I double checked the diff and it looked fine: https://phabricator.intern.facebook.com/P58196566 (this diff was created by diffing this PR against a merge of ezyang/jit (b4ad6de43c030f3bbbb85e21f52efe7c268de974) and origin/master (1290e586fbc3d6266423f3417723d6620267054b) for which we didn't resolve any conflicts and just took the conflict markers.) So some debugging seems to be in order.

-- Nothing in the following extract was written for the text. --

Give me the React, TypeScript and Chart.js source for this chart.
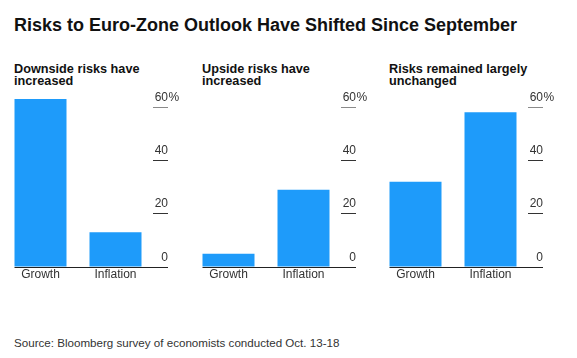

The other tests that segfault are:

apaszke commented 7 years ago

The segfault you linked here was fixed in the SimpleEval PR: https://github.com/ezyang/pytorch/pull/215/files#diff-075c575cc319a2db2a532dcaeb93c403R23

ezyang commented 7 years ago

Aaaand that's why I post things up like this :) Any idea why this isn't failing on ezyang/jit though?

ezyang commented 7 years ago

It doesn't segfault anymore.

apaszke commented 7 years ago

Yeah. Sam reverted a few of my changes, that made it more likely for certain graph edges to be NULL.

apaszke commented 7 years ago

Can you just squash the Bug fix commit into Add simple mode to Eval? I put it as a separate commit just for the code review, but wanted to squash when merging

ezyang commented 7 years ago

Bug fix squashed, and everything merged.